# Raisin Wine



## SueMac (Apr 14, 2009)

Hello.
Looking for Raisin Wine recipe. Checked mywinerecipes.com and no luck. I have send a message to Polish Wine Princess as ina previous post she said that she had one.
I do have a book called Mary's Recipes that has a Raisin Wine and I have found some on the internet...Looking for one that's tried and true. Any help would be great! Thanks in advance!


----------



## vcasey (Apr 14, 2009)

Have you checked Jack Keller's site? Here is a link to his recipe http://winemaking.jackkeller.net/reques97.asp
Vpc


----------



## SueMac (Apr 14, 2009)

Thanks Vpc. Yes, I have the recipe from Jack Keller's site, too.
All the recipes that I've come across seem fairly similar. Just wondering
if someone has a recipe that they can personally rave about...


----------



## SueMac (Apr 14, 2009)

Question:
Is it safe to pour boiling water over the raisins and sugar in a plastic primary fermentation bucket? I was thinking of using my SS beer making pot and then transfer to plastic primary when somewhat cooled. Any thoughts on that?


----------



## Wayne1 (Apr 16, 2009)

Yes, you can pour boiling water into the plastic fermenter - I have done it several times with no problems - good luck!


----------



## NorthernWinos (Apr 16, 2009)

I poured boiling water over raisins in a plastic primary....Then I snapped the lid on........
Later....



.....when the mixture cooled it contracted and the primary had a waistline...

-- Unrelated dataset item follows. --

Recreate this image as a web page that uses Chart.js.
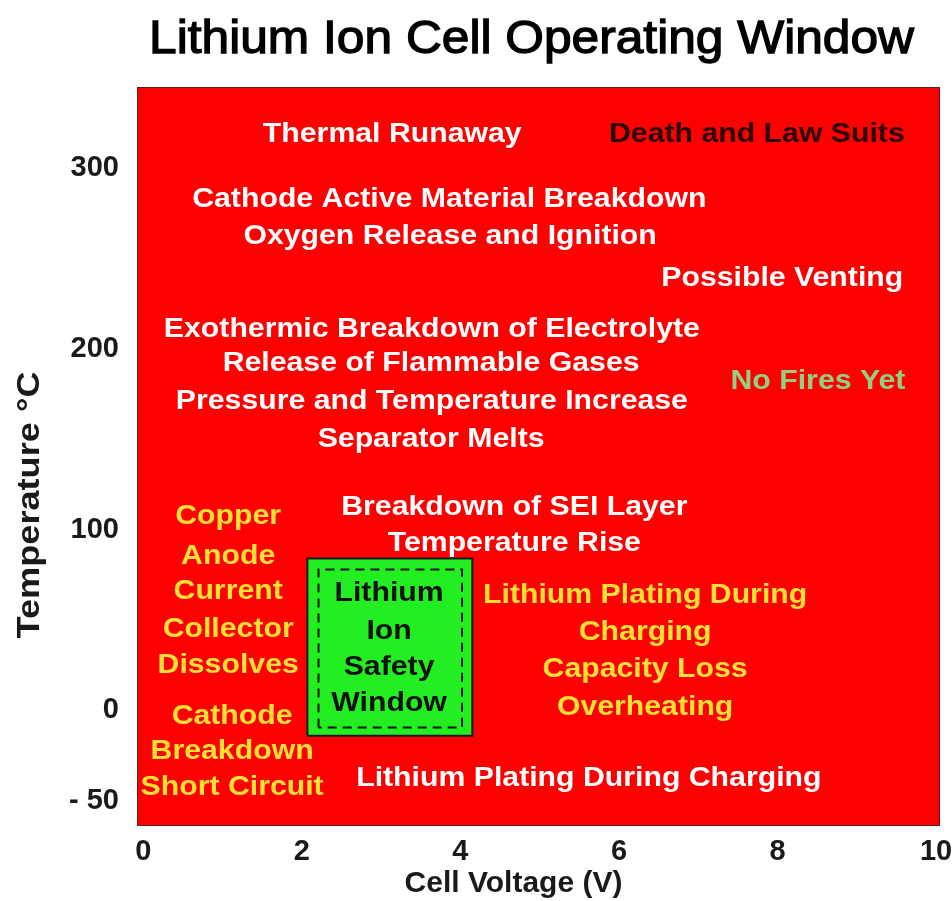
<!doctype html>
<html lang="en">
  <head>
    <meta charset="UTF-8" />
    <title>Lithium Ion Cell Operating Window</title>
    <style>
      body {
        margin: 0;
        background: white;
      }
      #chart {
        display: block;
      }
    </style>
  </head>
  <body>
    <canvas id="chart" width="952" height="901"></canvas>

    <script src="https://cdn.jsdelivr.net/npm/chart.js"></script>
    <script>
      var chartTitle = "Lithium Ion Cell Operating Window";
      var xTitle = "Cell Voltage (V)";
      var yTitle = "Temperature °C";

      // axis ticks
      var voltageTicks = [0, 2, 4, 6, 8, 10];
      var tempTicks = [-50, 0, 100, 200, 300];

      // safe operating window (V, degC)
      var safeVolts = [2.07, 4.15];
      var safeTemps = [-14, 84];
      var dashVolts = [2.21, 4.02];
      var dashTemps = [-9.5, 78];

      // text notes placed on the chart
      var noteText = [
        "Thermal Runaway", "Death and Law Suits",
        "Cathode Active Material Breakdown", "Oxygen Release and Ignition",
        "Possible Venting",
        "Exothermic Breakdown of Electrolyte", "Release of Flammable Gases",
        "Pressure and Temperature Increase", "Separator Melts",
        "No Fires Yet",
        "Breakdown of SEI Layer", "Temperature Rise",
        "Copper", "Anode", "Current", "Collector", "Dissolves",
        "Cathode", "Breakdown", "Short Circuit",
        "Lithium Plating During", "Charging", "Capacity Loss", "Overheating",
        "Lithium Plating During Charging",
        "Lithium", "Ion", "Safety", "Window"
      ];
      var noteVolts = [
        3.14, 7.74,
        3.86, 3.87,
        8.06,
        3.64, 3.63, 3.64, 3.63,
        8.51,
        4.68, 4.68,
        1.07, 1.07, 1.07, 1.07, 1.07,
        1.12, 1.12, 1.12,
        6.33, 6.33, 6.33, 6.33,
        5.62,
        3.10, 3.10, 3.10, 3.10
      ];
      var noteTemps = [
        318.5, 318.5,
        282.5, 262,
        239,
        211, 192, 171, 150,
        182,
        112, 92.5,
        107, 85, 66, 45, 25,
        -3.4, -22.8, -42.7,
        63.6, 43.1, 22.6, 1.6,
        -37.5,
        64.7, 43.6, 23.7, 3.8
      ];
      var noteColors = [
        "white", "#2a0000",
        "white", "white",
        "white",
        "white", "white", "white", "white",
        "#92d080",
        "white", "white",
        "#ffe033", "#ffe033", "#ffe033", "#ffe033", "#ffe033",
        "#ffe033", "#ffe033", "#ffe033",
        "#ffe033", "#ffe033", "#ffe033", "#ffe033",
        "white",
        "#111", "#111", "#111", "#111"
      ];

      var FONT = '"Liberation Sans", Arial, sans-serif';

      function boxPoints(xs, ys) {
        return [
          { x: xs[0], y: ys[0] },
          { x: xs[0], y: ys[1] },
          { x: xs[1], y: ys[1] },
          { x: xs[1], y: ys[0] },
          { x: xs[0], y: ys[0] }
        ];
      }

      var notePoints = noteText.map(function (t, i) {
        return { x: noteVolts[i], y: noteTemps[i] };
      });

      // red background over the plot area
      var redArea = {
        id: "redArea",
        beforeDatasetsDraw: function (chart) {
          var a = chart.chartArea;
          var ctx = chart.ctx;
          ctx.save();
          ctx.fillStyle = "#ff0000";
          ctx.fillRect(a.left, a.top, a.right - a.left, a.bottom - a.top);
          ctx.strokeStyle = "#5a2020";
          ctx.lineWidth = 1;
          ctx.strokeRect(a.left + 0.5, a.top + 0.5, a.right - a.left - 1, a.bottom - a.top - 1);
          ctx.restore();
        }
      };

      // stretched text helper
      function drawText(ctx, text, x, y, font, color, sx, rot, stroke) {
        ctx.save();
        ctx.translate(x, y);
        if (rot) ctx.rotate(rot);
        ctx.scale(sx, 1);
        ctx.font = font;
        ctx.fillStyle = color;
        ctx.textAlign = "center";
        ctx.textBaseline = "middle";
        ctx.fillText(text, 0, 0);
        if (stroke) {
          ctx.strokeStyle = color;
          ctx.lineWidth = stroke;
          ctx.strokeText(text, 0, 0);
        }
        ctx.restore();
      }

      // chart title and axis titles
      var titles = {
        id: "titles",
        afterDraw: function (chart) {
          var ctx = chart.ctx;
          var a = chart.chartArea;
          drawText(ctx, chartTitle, a.left + (a.right - a.left) / 2 - 7, 40,
            "46px " + FONT, "#000", 1.08, 0, 1.3);
          drawText(ctx, xTitle, a.left + (a.right - a.left) / 2 - 25, 884,
            "bold 30px " + FONT, "#1a1a1a", 1);
          drawText(ctx, yTitle, 30, 505,
            "bold 32px " + FONT, "#1a1a1a", 1.13, -Math.PI / 2);
        }
      };

      // draws the note text at each point of the notes dataset
      var noteLabels = {
        id: "noteLabels",
        afterDatasetsDraw: function (chart) {
          var meta = chart.getDatasetMeta(2);
          var ctx = chart.ctx;
          meta.data.forEach(function (el, i) {
            drawText(ctx, noteText[i], el.x, el.y, "bold 27px " + FONT, noteColors[i], 1.12);
          });
        }
      };

      var ctx = document.getElementById("chart").getContext("2d");
      var chart = new Chart(ctx, {
        type: "scatter",
        data: {
          datasets: [
            {
              data: boxPoints(safeVolts, safeTemps),
              order: 3,
              showLine: true,
              fill: "shape",
              backgroundColor: "#22ee22",
              borderColor: "#1a1a1a",
              borderWidth: 2,
              pointRadius: 0,
              tension: 0
            },
            {
              data: boxPoints(dashVolts, dashTemps),
              order: 2,
              showLine: true,
              fill: false,
              borderColor: "#111",
              borderWidth: 2,
              borderDash: [9, 6],
              pointRadius: 0,
              tension: 0
            },
            {
              data: notePoints,
              order: 1,
              pointRadius: 0,
              showLine: false
            }
          ]
        },
        options: {
          responsive: false,
          animation: false,
          layout: { padding: { left: 0, right: 12, top: 87, bottom: 0 } },
          plugins: {
            legend: { display: false },
            tooltip: { enabled: false },
            title: { display: false }
          },
          scales: {
            x: {
              type: "linear",
              min: -0.08,
              max: 10.05,
              afterBuildTicks: function (s) {
                s.ticks = voltageTicks.map(function (v) { return { value: v }; });
              },
              afterFit: function (s) {
                s.height = 75;
                s.paddingLeft = 0;
                s.paddingRight = 0;
              },
              grid: { display: false, drawTicks: false },
              border: { display: false },
              ticks: {
                color: "#1a1a1a",
                padding: 9,
                maxRotation: 0,
                font: { family: FONT, size: 29, weight: "bold" }
              }
            },
            y: {
              type: "linear",
              min: -64,
              max: 345,
              afterBuildTicks: function (s) {
                s.ticks = tempTicks.map(function (v) { return { value: v }; });
              },
              afterFit: function (s) {
                s.width = 137;
                s.paddingTop = 0;
                s.paddingBottom = 0;
              },
              grid: { display: false, drawTicks: false },
              border: { display: false },
              ticks: {
                color: "#1a1a1a",
                padding: 18,
                font: { family: FONT, size: 29, weight: "bold" },
                callback: function (v) { return v < 0 ? "- " + Math.abs(v) : v; }
              }
            }
          }
        },
        plugins: [redArea, noteLabels, titles]
      });
    </script>
  </body>
</html>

Who would have thought the lid with a solid bung would have been that air tight....

It was still warm when I found it and it did bounce back into shape when I opened it.

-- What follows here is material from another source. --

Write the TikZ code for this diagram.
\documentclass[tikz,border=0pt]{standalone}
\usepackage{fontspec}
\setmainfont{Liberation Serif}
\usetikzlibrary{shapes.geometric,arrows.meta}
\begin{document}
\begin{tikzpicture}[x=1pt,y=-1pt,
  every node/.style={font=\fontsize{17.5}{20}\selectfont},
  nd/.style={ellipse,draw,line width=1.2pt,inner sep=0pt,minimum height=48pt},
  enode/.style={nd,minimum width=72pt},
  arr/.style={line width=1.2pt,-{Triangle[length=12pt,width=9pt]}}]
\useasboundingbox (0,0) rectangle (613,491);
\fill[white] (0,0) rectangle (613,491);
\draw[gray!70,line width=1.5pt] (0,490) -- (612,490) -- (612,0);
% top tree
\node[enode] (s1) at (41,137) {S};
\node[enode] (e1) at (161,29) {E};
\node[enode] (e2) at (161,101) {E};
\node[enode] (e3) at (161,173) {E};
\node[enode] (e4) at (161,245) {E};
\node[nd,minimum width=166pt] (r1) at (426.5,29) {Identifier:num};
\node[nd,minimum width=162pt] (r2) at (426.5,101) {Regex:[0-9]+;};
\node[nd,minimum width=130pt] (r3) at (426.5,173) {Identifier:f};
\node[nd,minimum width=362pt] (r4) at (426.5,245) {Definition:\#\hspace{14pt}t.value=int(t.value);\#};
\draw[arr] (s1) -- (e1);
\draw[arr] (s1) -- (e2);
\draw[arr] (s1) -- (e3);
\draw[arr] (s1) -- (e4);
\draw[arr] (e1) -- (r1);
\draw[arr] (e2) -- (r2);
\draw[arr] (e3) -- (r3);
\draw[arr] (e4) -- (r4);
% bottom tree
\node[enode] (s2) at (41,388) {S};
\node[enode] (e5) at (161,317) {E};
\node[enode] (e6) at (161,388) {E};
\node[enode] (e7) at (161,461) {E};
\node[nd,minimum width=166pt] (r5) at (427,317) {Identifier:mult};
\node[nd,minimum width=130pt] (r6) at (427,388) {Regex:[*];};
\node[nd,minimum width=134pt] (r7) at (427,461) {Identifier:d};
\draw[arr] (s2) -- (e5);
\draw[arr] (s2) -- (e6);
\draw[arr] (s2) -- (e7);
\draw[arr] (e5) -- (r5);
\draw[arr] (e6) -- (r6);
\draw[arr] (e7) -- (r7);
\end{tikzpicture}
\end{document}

*Do not snap the lid on</font>* unless you have an air leak for fresh air to come in and replace the hot air.


----------



## SueMac (Apr 16, 2009)

Wayne and NW:


Thanks for the info. Some recipes call for using a stainless steel pot, let cool and add to plastic primary. Others call for adding boiling water to plastic primary and then cover with sanitized cloth until cools...


----------